I stacked some books up on a table—I’ve been reading a lot since I lost my internet connection.
“Hmmmm,” he said again. “Okay, I’ve got it.”
“Yes. Since you don’t have internet access at all, I’ll go ahead a schedule an emergency work order—that should do it.”
“That would be awesome,” I told him. I really like to encourage people when they’re on the right track to making my life better.
“Let me just check with my supervisor.”
“Tell him I said hi.”
He chuckled and put me on hold.
There wasn’t any annoying music—just an occasional beeping that let me know I was still on hold. I appreciated that. I called Office Depot the other day, and while they’re making you hold, they play a loop of commercials. It’s like they discovered two of the most annoying things on the planet—waiting and commercials—and combined them into one, customer-pissing-off event. Imagine the meeting where that idea was thought up:
“So how’s everyone doing? Good weekend? Susan, looks like you got a bit of a sunburn—you go skiing?”
“No. I, uh, got in a car accident.”
“Car accident, really? Well glad you made it back safe and sound. Everybody okay, then?”
“Actually, no. I broke my leg, and three ribs. See the cast? The crutches?”
“Oh, yeah, I did notice those crutches—good color for you. Really brings out the color of your eyes.”
“My eyes are a bloodshot mess because of all the exploded blood vessels.”
“That’s great. Anyway, I called you all here to this meeting today because we have a problem. I’m not gonna mix words with you, people: the problem is the customers. They’re taking up too much of our employees’ time. We need a solution, and we need it now.”
“How about if we make our checkout lines more efficient, so we could get customers in and out of the store faster? Seems like that would be a win-win situation.”
“You’re on the right track here, Bob—I like the part about getting the customer out of the store—but I don’t think you’ve thought of the big picture. Sure, it sounds good on paper, but what you’re talking about would require hours and hours of research, more employees, remodeling, and probably millions of dollars spent on meetings such as this one. Never get it past the guys at corporate.”
“But…we are the guys at corporate.”
“Any more ideas?”
“What if we tried to increase internet traffic? We could make it easier for the customer to get their product without ever coming into the store, or possibly reward them in some way if they ordered online, as opposed to coming in and taking up time.”
“Debby, what have I told you about computers?”
“That they’re tools of the devil, and that technology scares you?”
“Exactly. Never mention that to me again. What else we got?”

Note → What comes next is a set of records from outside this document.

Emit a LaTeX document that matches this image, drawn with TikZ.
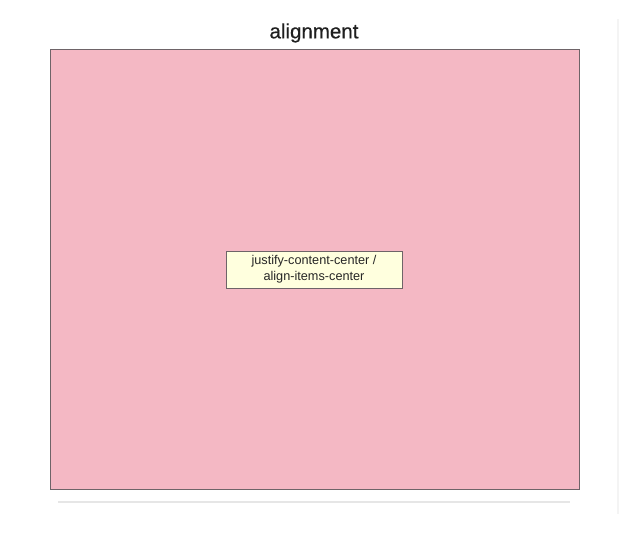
\documentclass[tikz,border=0pt]{standalone}
\usepackage{fontspec}
\setmainfont{Liberation Sans}
\newfontfamily\titlefont[FakeBold=0.5]{Liberation Sans}
\definecolor{pinkbg}{HTML}{F4B8C4}
\definecolor{itembg}{HTML}{FFFFDE}
\definecolor{edge}{HTML}{6E6468}
\definecolor{rule}{HTML}{E6E6E6}
\definecolor{faint}{HTML}{F4F4F4}
\begin{document}
\begin{tikzpicture}[x=1pt,y=-1pt,
  container/.style={draw=edge,fill=pinkbg,line width=0.9pt},
  item/.style={draw=edge,fill=itembg,line width=0.8pt,minimum width=176pt,minimum height=37pt,inner sep=0pt,align=center,font=\fontsize{12.7}{16}\selectfont,text=black!85},
  titletext/.style={font=\titlefont\fontsize{20.5}{24}\selectfont,text=black!88}]
\useasboundingbox[fill=white] (0,0) rectangle (633,547);
\draw[container] (50,49) rectangle (579,489);
\node[titletext] (title) at (314,33) {alignment};
\node[item] (box) at (314,269.5) {justify-content-center /\\align-items-center};
\draw[rule,line width=2pt] (58,502) -- (570,502);
\draw[faint,line width=1.5pt] (618,19) -- (618,514);
\end{tikzpicture}
\end{document}
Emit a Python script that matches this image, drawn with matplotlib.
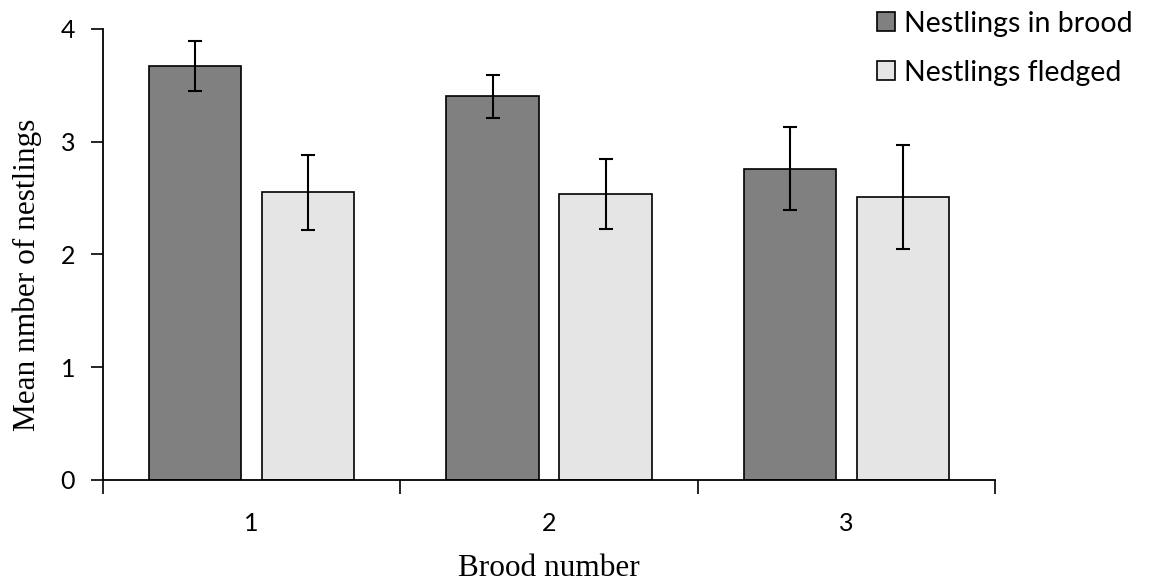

“Hey, we could play the sound of children screaming over the intercom system in the stores, make everyone that comes in so irritated that they just go away.”
“I like where you’re going with it, Don, but I don’t want our employees to snap and come after us with shotguns.”
“Tom, I was being sarcastic.”
“That’s what I like about you, Don—always thinking outside the box. This ‘sarcasm’ that you refer to—you learn that at that workshop I sent you to last week? I told you that class would help out, didn’t I?”
“Do you even know what sarcasm is, Tom?”
“Didn’t I tell you? I did, didn’t I? ‘Go to this workshop—learn all kinds of innovative ideas,’ I said. Sarcasm—I like it. Now how do we pull it off without getting gunned down by our employees?”
“Hey, you know what? Our employees waste a lot of time on the phone, talking to customers. Maybe we could play the screaming children sound instead of that crappy music we’ve been using.”
“I like it, Je…wait, what’s you name, again?”
“Dave. I’m your son.”
“Good work, then.”
“Hey, if we’re going to do that, we might as well play something even more annoying than children screaming—how about our commercials?”
“Employee of the month, Don, that’s where you’re headed. More of that ‘sarcasm,’ is it?”
“I like it. I like it a lot.”
Anyways, so the Time-Warner guy gets back on the line, tells me everything is set. He doesn’t give me a time-bracket, but what the hell.
I got an emergency work order approved, so I guess I should be happy with that.